The flag of the city of Detroit was designed by David Heineman in 1907. Heineman, born in Detroit on October 17, 1865, was the son of Emil and Fanny Butzel Heineman, prominent Jewish Detroiters who ran a clothing store within Detroit’s Russell House on Campus Martius. After graduating from Detroit High School in 1883, David Heineman would become an attorney and serve as a civic leader for years. Heineman also designed the Belle Isle Aquarium, which opened to the public in 1903.
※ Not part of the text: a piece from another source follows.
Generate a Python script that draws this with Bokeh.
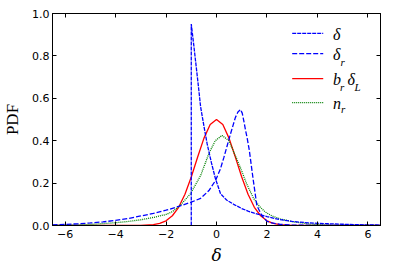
from bokeh.plotting import figure
from bokeh.models import (Range1d, FixedTicker, LinearAxis, CustomJSTickFormatter,
                          Label, Arrow)
from bokeh.embed import file_html
from bokeh.resources import INLINE

# ---- data ----
delta_x = [-1.0, -1.0, -0.9, -0.72, -0.63, -0.5, -0.37, -0.2, -0.04, 0.16, 0.4, 0.68,
           1.0, 1.25, 1.5, 1.75, 2.0, 2.5, 3.0, 3.5, 4.0, 4.5, 5.0, 5.5, 6.0, 6.5]
delta_y = [0.0, 0.95, 0.85, 0.66, 0.56, 0.47, 0.385, 0.295, 0.22, 0.15, 0.12, 0.10,
           0.08, 0.068, 0.058, 0.05, 0.042, 0.028, 0.019, 0.014, 0.010, 0.008, 0.006,
           0.004, 0.003, 0.002]

deltar_x = [-6.5, -6.0, -5.5, -5.0, -4.5, -4.0, -3.5, -3.0, -2.5, -2.0, -1.5, -1.0, -0.63,
            -0.3, -0.04, 0.15, 0.29, 0.42, 0.55, 0.65, 0.75, 0.85, 0.95, 1.02, 1.08, 1.15,
            1.21, 1.3, 1.45, 1.6, 1.8, 2.0, 2.2, 2.5, 3.0, 4.0, 6.5]
deltar_y = [0.003, 0.005, 0.008, 0.012, 0.017, 0.024, 0.033, 0.045, 0.057, 0.072, 0.09,
            0.11, 0.128, 0.165, 0.212, 0.265, 0.32, 0.375, 0.43, 0.47, 0.51, 0.535, 0.547,
            0.53, 0.495, 0.45, 0.416, 0.355, 0.22, 0.094, 0.046, 0.02, 0.012, 0.006, 0.002,
            0.0005, 0.0]

brdl_x = [-6.5, -3.5, -3.0, -2.5, -2.25, -2.0, -1.75, -1.5, -1.25, -1.0, -0.75, -0.5, -0.25,
          0.0, 0.25, 0.5, 0.75, 1.0, 1.25, 1.5, 1.75, 2.0, 2.25, 2.5, 3.0, 3.5, 6.5]
brdl_y = [0.0, 0.0, 0.0004, 0.0038, 0.0096, 0.022, 0.046, 0.086, 0.147, 0.229, 0.322, 0.411,
          0.476, 0.50, 0.476, 0.411, 0.322, 0.229, 0.147, 0.086, 0.046, 0.022, 0.0096,
          0.0038, 0.0004, 0.0, 0.0]

nr_x = [-6.5, -6.0, -5.5, -5.0, -4.5, -4.0, -3.5, -3.0, -2.5, -2.0, -1.75, -1.42, -1.03,
        -0.63, -0.3, -0.05, 0.22, 0.49, 0.69, 0.95, 1.2, 1.47, 1.7, 1.94, 2.2, 2.53, 3.0,
        3.32, 3.7, 4.1, 4.5, 5.0, 5.5, 6.5]
nr_y = [0.001, 0.002, 0.003, 0.005, 0.009, 0.013, 0.019, 0.027, 0.038, 0.052, 0.065, 0.097,
        0.15, 0.235, 0.34, 0.40, 0.425, 0.40, 0.345, 0.272, 0.195, 0.128, 0.09, 0.063,
        0.045, 0.031, 0.018, 0.013, 0.007, 0.004, 0.002, 0.001, 0.0005, 0.0]

x_ticks = [-6, -4, -2, 0, 2, 4, 6]
y_ticks = [0.0, 0.2, 0.4, 0.6, 0.8, 1.0]

BLUE = "#0000ff"
RED = "#ff0000"
GREEN = "#008000"

p = figure(width=399, height=269, x_range=Range1d(-6.5, 6.5), y_range=Range1d(0, 1),
           output_backend="svg", toolbar_location=None,
           min_border_left=52, min_border_right=19, min_border_top=13, min_border_bottom=44)
p.grid.visible = False
p.outline_line_color = "black"
p.background_fill_color = "white"
p.border_fill_color = "white"

xfmt = CustomJSTickFormatter(code="return tick < 0 ? '\u2212' + Math.abs(tick) : String(tick);")
yfmt = CustomJSTickFormatter(code="return tick.toFixed(1);")
blank = CustomJSTickFormatter(code="return '';")

xa = p.below[0]
ya = p.left[0]
for ax, tk, fmt in ((xa, x_ticks, xfmt), (ya, y_ticks, yfmt)):
    ax.ticker = FixedTicker(ticks=tk)
    ax.formatter = fmt
    ax.major_tick_in = 4
    ax.major_tick_out = 0
    ax.minor_tick_line_color = None
    ax.axis_line_color = "black"
    ax.major_tick_line_color = "black"
    ax.major_label_text_font = "DejaVu Sans"
    ax.major_label_text_font_size = "11px"
    ax.major_label_text_color = "black"
    ax.axis_label_text_color = "black"
xa.major_label_standoff = 4
ya.major_label_standoff = 3
xa.axis_label = "δ"
xa.axis_label_text_font = "DejaVu Serif"
xa.axis_label_text_font_style = "italic"
xa.axis_label_text_font_size = "17px"
xa.axis_label_standoff = 4
ya.axis_label = "PDF"
ya.axis_label_text_font = "Liberation Serif"
ya.axis_label_text_font_style = "normal"
ya.axis_label_text_font_size = "17px"
ya.axis_label_standoff = 7

top = LinearAxis(ticker=FixedTicker(ticks=x_ticks), formatter=blank,
                 major_tick_in=4, major_tick_out=0, minor_tick_line_color=None,
                 major_label_standoff=0, axis_line_color="black")
right = LinearAxis(ticker=FixedTicker(ticks=y_ticks), formatter=blank,
                   major_tick_in=4, major_tick_out=0, minor_tick_line_color=None,
                   major_label_standoff=0, axis_line_color="black")
p.add_layout(top, "above")
p.add_layout(right, "right")

lw = 1.3
p.line(brdl_x, brdl_y, line_color=RED, line_width=lw)
p.line(nr_x, nr_y, line_color=GREEN, line_width=lw, line_dash="1 1")
p.line(deltar_x, deltar_y, line_color=BLUE, line_width=lw, line_dash="5 2")
p.line(delta_x, delta_y, line_color=BLUE, line_width=lw, line_dash="4 1")

# ---- legend (drawn by hand to allow subscripts) ----
leg_rows = [0.906, 0.811, 0.693, 0.580]
leg_styles = [(BLUE, "4 1"), (BLUE, "5 2"), (RED, "solid"), (GREEN, "1 1")]
lx0, lx1, tx = 3.0, 4.23, 4.62
for yy, (c, d) in zip(leg_rows, leg_styles):
    p.add_layout(Arrow(end=None, x_start=lx0, y_start=yy, x_end=lx1, y_end=yy,
                       line_color=c, line_width=lw, line_dash=d))

def lab(text, yy, xoff, yoff, size):
    p.add_layout(Label(x=tx, y=yy, x_offset=xoff, y_offset=yoff, text=text,
                       text_font="Liberation Serif", text_font_style="italic",
                       text_font_size=size, text_baseline="middle", text_color="black"))

big, small = "16px", "11px"
lab("δ", leg_rows[0], 0, -1, big)
lab("δ", leg_rows[1], 0, -1, big)
lab("r", leg_rows[1], 7.5, -8, small)
lab("b", leg_rows[2], 0, -1, big)
lab("r", leg_rows[2], 7, -8, small)
lab("δ", leg_rows[2], 14.5, -1, big)
lab("L", leg_rows[2], 21.5, -8, small)
lab("n", leg_rows[3], 0, -1, big)
lab("r", leg_rows[3], 8, -6, small)

open("out.html", "w").write(file_html(p, INLINE))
The flag was flown for the first time on June 12, 1908 but did not become the official flag of Detroit until 1948. The flag features many symbols beginning at the center with an oval-shaped field containing an image of the city seal (designed by artist J.O. Lewis in 1827 which represents the 1805 fire, and subsequent rebuilding). The seal also owes part of its lineage to Father Gabriel Richard, who, following the fire, wrote the included Latin motto, “speramus meliora; resurget cineribus,” or “we hope for better things; it will rise from the ashes”. Heineman surrounded the seal with four fields representing the kingdoms and nations which have claimed the city during its history: five fleurs-de-lis representing France under the House of Bourbon; three lions representing Great Britain who held the city from 1760 to 1796, and again during the War of 1812 from 1812 to 1813; 13 stars to represent the colonies and 13 stripes to honor the war of 1812.
A historical marker, located at the Detroit Historical Museum, honors the creation of the Detroit Flag. The marker reads:
"THE DETROIT FLAG: The official flag of the City of Detroit was designed in 1907 by David Emil Heineman, President of the Detroit Common Council, prominent civic leader and first historiographer of Michigan Jewry.
Mr. Heineman’s design reflected important phases in Detroit’s long and exciting history and included the city’s seal and motto. This design was later incorporated in the beautiful stained glass window which was located above the rostrum of the council chamber in Detroit’s old city hall.
This window now stands above the entrance to the Detroit Historical Museum as a memorial commemorating David E. Heineman’s many contributions to Detroit’s heritage.”